The announcement ends suspense that the banks funding the biggest buyout to date in Canada would try to back out of the deal or that the price would have to be lowered.

The acquisition price remains at 42.75 Canadian dollars ($42.08) per share in cash.

Citigroup, Deutsche Bank, Royal Bank of Scotland and Toronto-Dominion Bank are slated to provide billions in financing to complete the deal.

Including assumed debt, the transaction is worth $51 billion.

The acquisition by Teachers Private Capital, joined by U.S. investment firms Providence Equity Partners, Madison Dearborn Partners and Merrill Lynch Global Private Equity, will close “on or before Dec. 11,” BCE said in a statement

Shares in BCE, also known as Bell Canada, moved in Toronto more than 13 percent higher to 39.81 Canadian dollars after the announcement.

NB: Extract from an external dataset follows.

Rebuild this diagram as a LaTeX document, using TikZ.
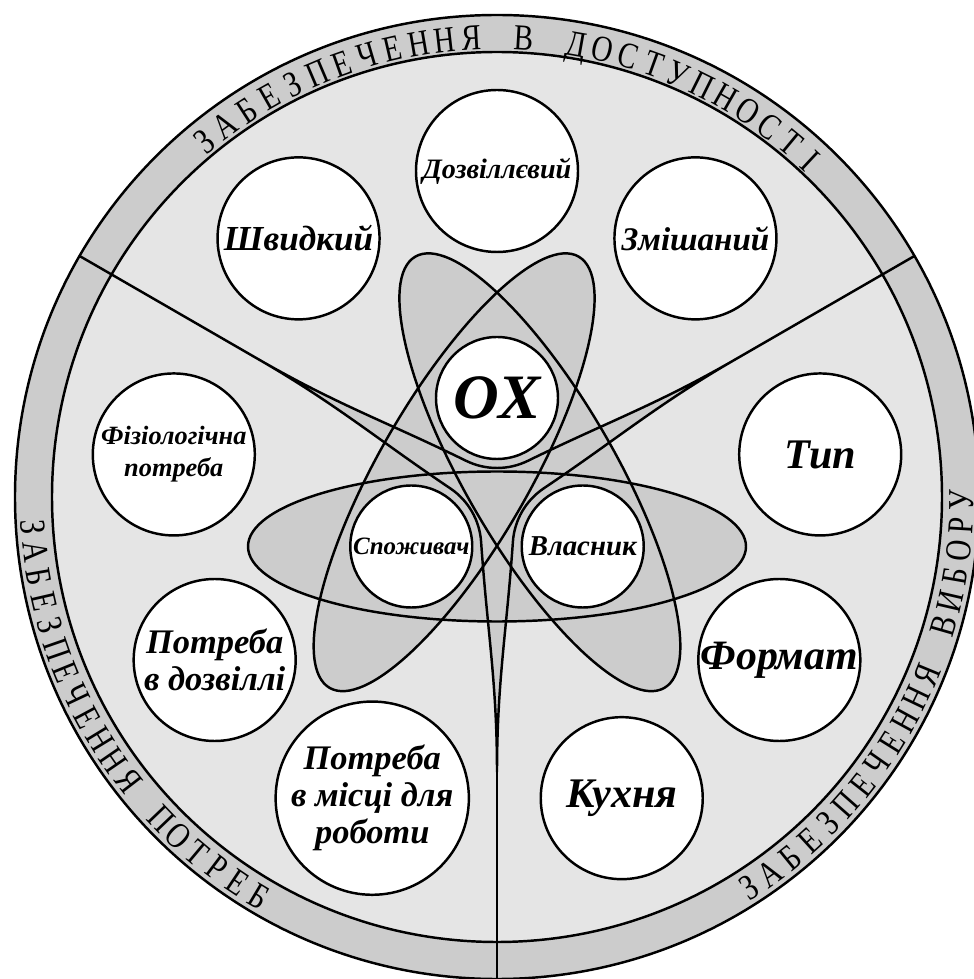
\documentclass[tikz,border=0pt]{standalone}
\usepackage{fontspec}
\setmainfont{Liberation Serif}

\definecolor{ringgray}{gray}{0.8}
\definecolor{diskgray}{gray}{0.9}
\definecolor{blobgray}{gray}{0.8}

\tikzset{
  bubble/.style={circle, draw, fill=white, inner sep=0pt, align=center},
  big/.style={bubble, minimum size=1.62cm},
  small/.style={bubble, minimum size=1.22cm},
  fs/.style 2 args={font=\bfseries\itshape\fontsize{#1}{#2}\selectfont},
  ringletter/.style={inner sep=0pt, anchor=base, font=\fontsize{10.4}{10}\selectfont}
}
\newcommand{\narrow}[1]{\scalebox{0.8}[1]{#1}}

\begin{document}
\begin{tikzpicture}[line width=0.7pt, line join=round]
\useasboundingbox (-4.97,-4.82) rectangle (4.77,4.97);

% outer ring and disk
\fill[ringgray] (0,0) circle (4.82);
\fill[diskgray] (0,0) circle (4.45);
\draw (0,0) circle (4.82) (0,0) circle (4.45);

% ellipse centres, cusps, ring points
\coordinate (e1) at (270:0.495);
\coordinate (e2) at (30:0.495);
\coordinate (e3) at (150:0.495);
\coordinate (m1) at (30:2.75);
\coordinate (m2) at (150:2.75);
\coordinate (m3) at (270:2.75);
\coordinate (q1) at (30:4.82);
\coordinate (q2) at (150:4.82);
\coordinate (q3) at (270:4.82);

\fill[blobgray] (e1) ellipse (2.49 and 0.75);
\fill[blobgray, rotate around={-60:(e2)}] (e2) ellipse (2.49 and 0.75);
\fill[blobgray, rotate around={60:(e3)}] (e3) ellipse (2.49 and 0.75);

% three-pointed star
\filldraw[blobgray, draw=black]
  (m2) to[out=-30, in=153.95] (130.4:0.4742)
       arc[start angle=243.95, end angle=296.05, radius=0.7]
       to[out=26.05, in=210] (m1)
       to[out=-150, in=33.95] (10.4:0.4742)
       arc[start angle=123.95, end angle=176.05, radius=0.7]
       to[out=-93.95, in=90] (m3)
       to[out=90, in=-86.05] (250.4:0.4742)
       arc[start angle=3.95, end angle=56.05, radius=0.7]
       to[out=146.05, in=-30] (m2) -- cycle;

\draw (e1) ellipse (2.49 and 0.75);
\draw[rotate around={-60:(e2)}] (e2) ellipse (2.49 and 0.75);
\draw[rotate around={60:(e3)}] (e3) ellipse (2.49 and 0.75);

\draw (m1) -- (q1);
\draw (m2) -- (q2);
\draw (m3) -- (q3);

% centre
\node[small, fs={18}{18}] (ox) at (90:0.99) {OX};
\node[small, fs={7.1}{8}] (spozhyvach) at (210:0.99) {Споживач};
\node[small, fs={8.2}{9}] (vlasnyk) at (330:0.99) {Власник};

% upper sector
\node[big, fs={10}{10}] (shvydkyi) at (127.5:3.26) {Швидкий};
\node[big, fs={8}{8}] (dozvillevyi) at (90:3.26) {Дозвіллєвий};
\node[big, fs={9.4}{10}] (zmishanyi) at (52.5:3.26) {Змішаний};

% right sector
\node[big, fs={12}{12}] (typ) at (7.5:3.26) {Тип};
\node[big, fs={11.9}{12}] (format) at (-30:3.26) {Формат};
\node[big, fs={12}{12}] (kukhnia) at (-67.5:3.26) {Кухня};

% left sector
\node[big, fs={9.8}{10.5}] (robota) at (247.5:3.26) {Потреба\\в місці для\\роботи};
\node[big, fs={9.8}{10.5}] (dozvillia) at (210:3.26) {Потреба\\в дозвіллі};
\node[big, fs={7.5}{9}] (fiziol) at (172.5:3.26) {Фізіологічна\\потреба};

% ring captions, one letter at a time
\foreach \ch [count=\i from 0] in {З,А,Б,Е,З,П,Е,Ч,Е,Н,Н,Я,{},В,{},Д,О,С,Т,У,П,Н,О,С,Т,І}
  \node[ringletter, rotate={39.5-3.3*\i}] (top-\i) at ({129.5-3.3*\i}:4.48) {\narrow{\ch}};
\foreach \ch [count=\i from 0] in {З,А,Б,Е,З,П,Е,Ч,Е,Н,Н,Я,{},П,О,Т,Р,Е,Б}
  \node[ringletter, rotate={273.7+3.08*\i}] (left-\i) at ({183.7+3.08*\i}:4.77) {\narrow{\ch}};
\foreach \ch [count=\i from 0] in {З,А,Б,Е,З,П,Е,Ч,Е,Н,Н,Я,{},В,И,Б,О,Р,У}
  \node[ringletter, rotate={392.8+3.16*\i}] (right-\i) at ({302.8+3.16*\i}:4.77) {\narrow{\ch}};
\end{tikzpicture}
\end{document}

Shares traded well below the purchase price for several months as investors worried the banks might back out or the price might be cut.

Shareholders overwhelmingly approved the buyout group's offer in September. Agreeing to final terms with the banks means shareholders won't have to vote again.

The deal was struck in June 2007, just before credit markets began to unravel in North America. Banks have been forced to write down billions of dollars on loans since last summer.

The last hurdle to the deal was getting final agreements with the banks on financing terms.

BCE, which has more than 54,000 employees, had annual revenue of 17.8 billion Canadian dollars (U.S. $17.5 billion) in 2007.